B. “Blip Bloop” is not a real show. They’re satirizing other Gangbang Riff shows. (I now notice there are other episodes, so probably not this one)
So we can probably assume CH is going after the “gamer” niche. The fact they came up with a Blip Bloop animated intro seems to support that this isn’t a throwaway show as well. Regardless of intention, Blip Bloop has a flawed premise if it truly is trying to become a place humor comes from.
Problem: Watching kids making fun of retarded things (in this case a video game) is like watching kids making fun of someone who’s actually retarded. In either case, the subject in question is obviously retarded, so all you’re really doing is pointing out that they are, and by inference, that you are not.
Making fun of retarded kids aside (and by the way, when you’re little and you have a funny walk, that doesn’t make you retarded, in fact in college it may have even maybe helped you almost pull some awesome fucking art poon a couple times so fuck you and all your little popular buddies RS, years from now I will die hating the idea of your face)
If, in this episode of Blip Bloop, your Gangbang Riffers were die-hard Grey’s Anatomy fans, or die-hard gaming fans (or a split of the two), that could be humorous because THE PEOPLE TALKING WOULD CARE ABOUT WHAT THEY’RE TALKING ABOUT.
As it stands you’ve got people who don’t have anything at stake in the GB Riffing. Riffing for the sake of riffing. If they don’t care why should we?
Or perhaps you drop the riffing, and set up a situation where you’ve got two opposites involved. Have two teams of frat boys seriously trying to WIN the Gray’s Anatomy game. (opposites, but still something at stake).
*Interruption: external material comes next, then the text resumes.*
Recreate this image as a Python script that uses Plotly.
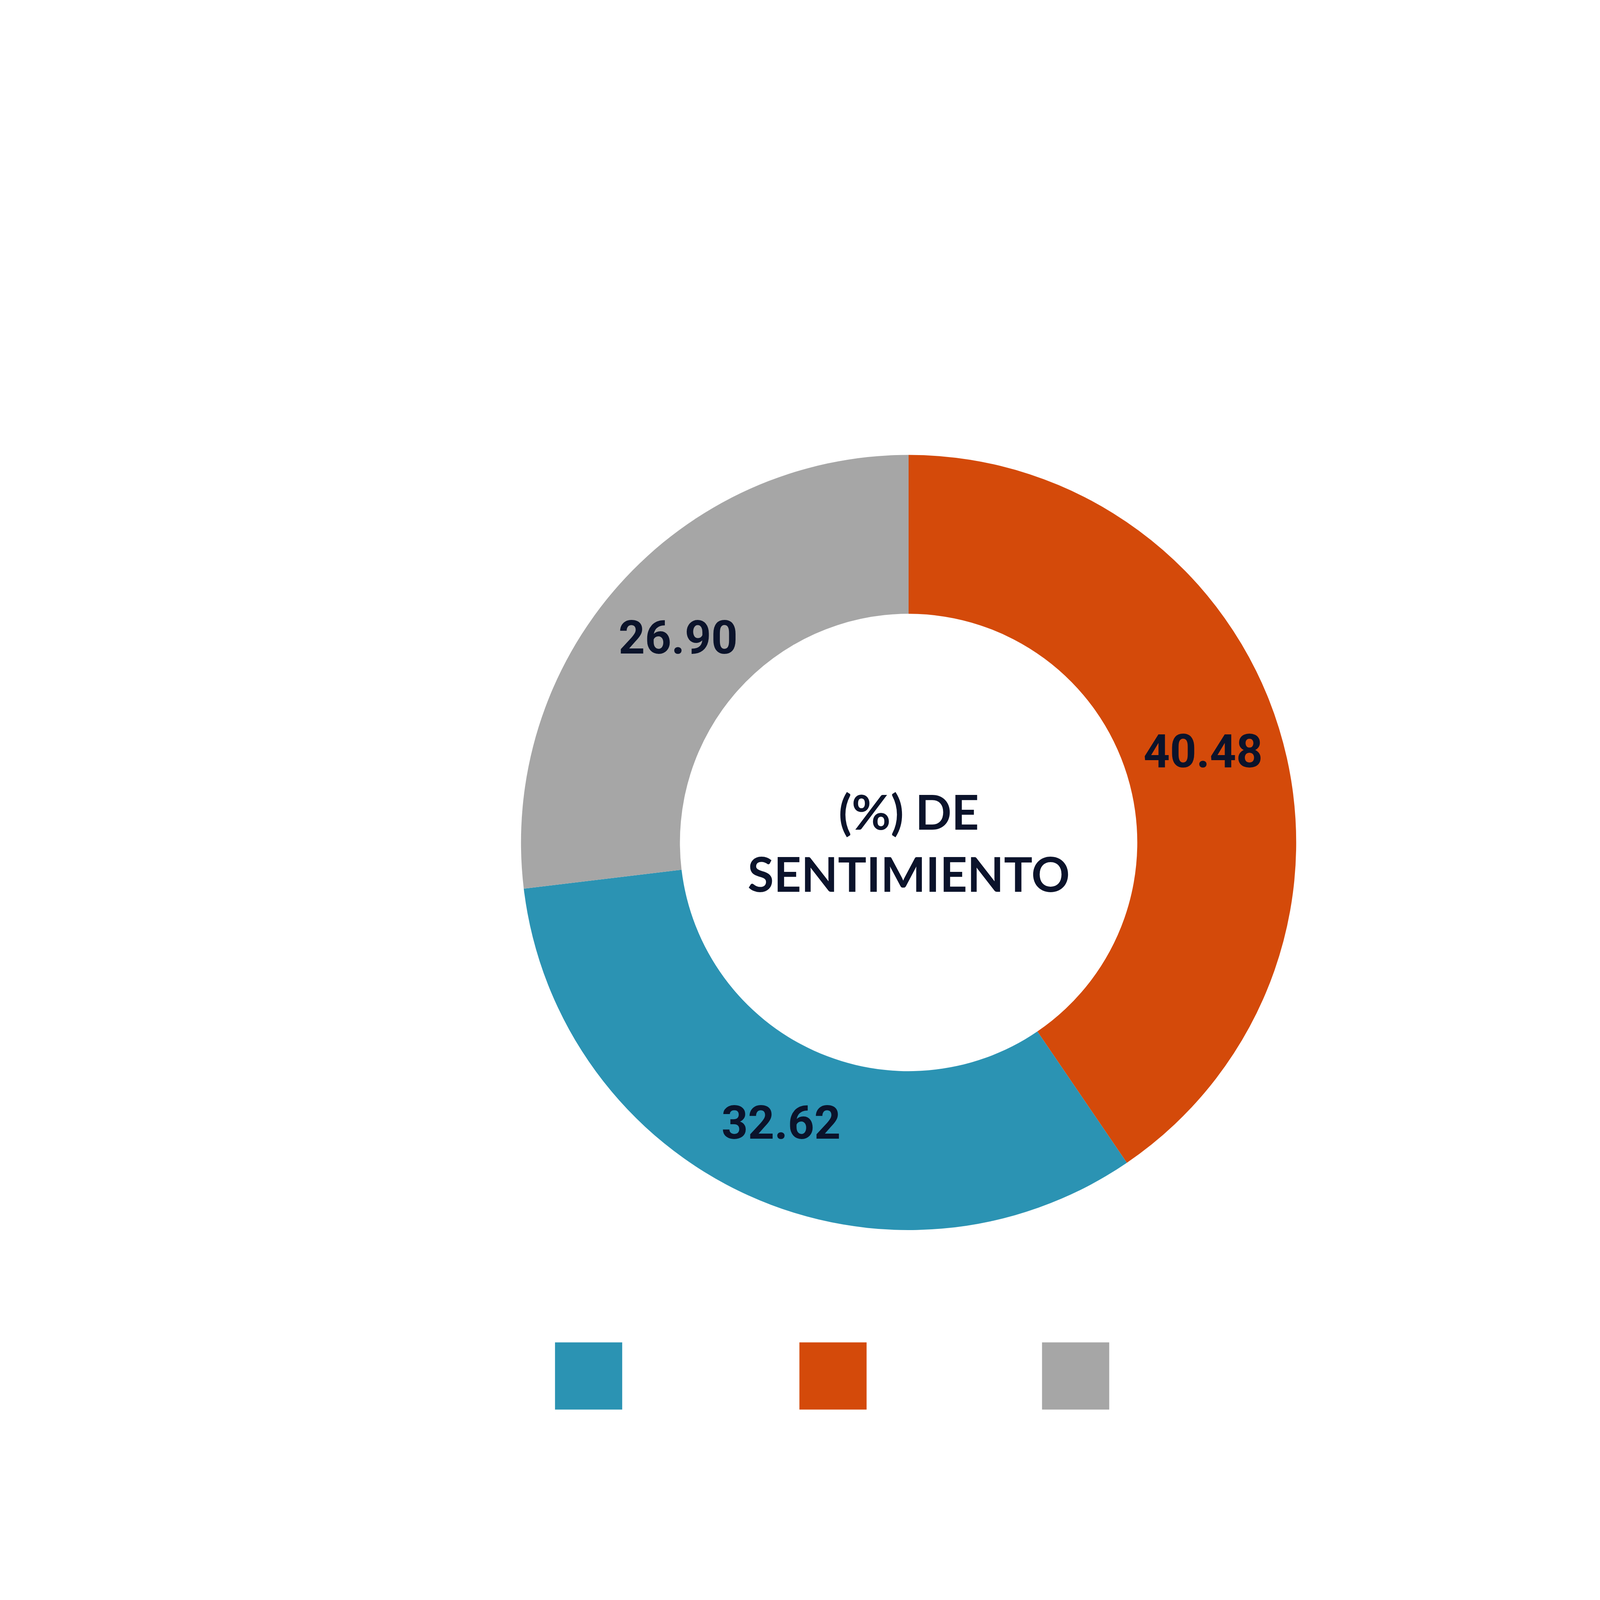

Or have take a group of gals who would actually buy the Gray’s Anatomy game (target demo this game actually women? Or balding Japanese businessmen? Cats?) playing and trying to win something like Extreme Devil Crotch Batting Challenge, while our frat boys play a game like this (again, playing with the combination of disparate perspectives and elements).
Do something. Do anything else. But put people who don’t care about anything in a room to make fun of something that they don’t care about anyway. That’s lazy and safe.
And you know what, a premise like this isn’t fair to your riffers, who I bet are fun, smart, funny people to be around. The type of people that probably wouldn’t ever make fun of guys with funny walks who spend their days shipping their souls wholesale downriver and pathetically attempting to compensate for that with overlong pointless posts on pop culture websites.
You guys can do better. Take some risks. If you’re nervous about a joke, a sketch, or a short that probably means it’s potentially going to be either great or horrible, but at least it won’t be “safe.” And the last time I checked you weren’t calling yourselves “College Safe Humor.” Hell, there’s even a right way to do safe humor if you COMMIT to it, SOMETHING kept According to Jim on the air for half my fucking adult life, and it wasn’t Johnsinville Brats.
When, and if, you guys decide to walk that scary awesome line between AWESOME and HORRIBLE, and you find some sponsors to back you, your shit might not always be humorous, but at least it will always be interesting…much like college proper. Not always humorous, but always interesting.
Sincerely,
Bad Todd
*If you are old enough to remember when video games actually made “blips” and “bloops,” you aren’t that young. You’re certainly not in college, unless you’re on the football team and majoring in “communication studies.”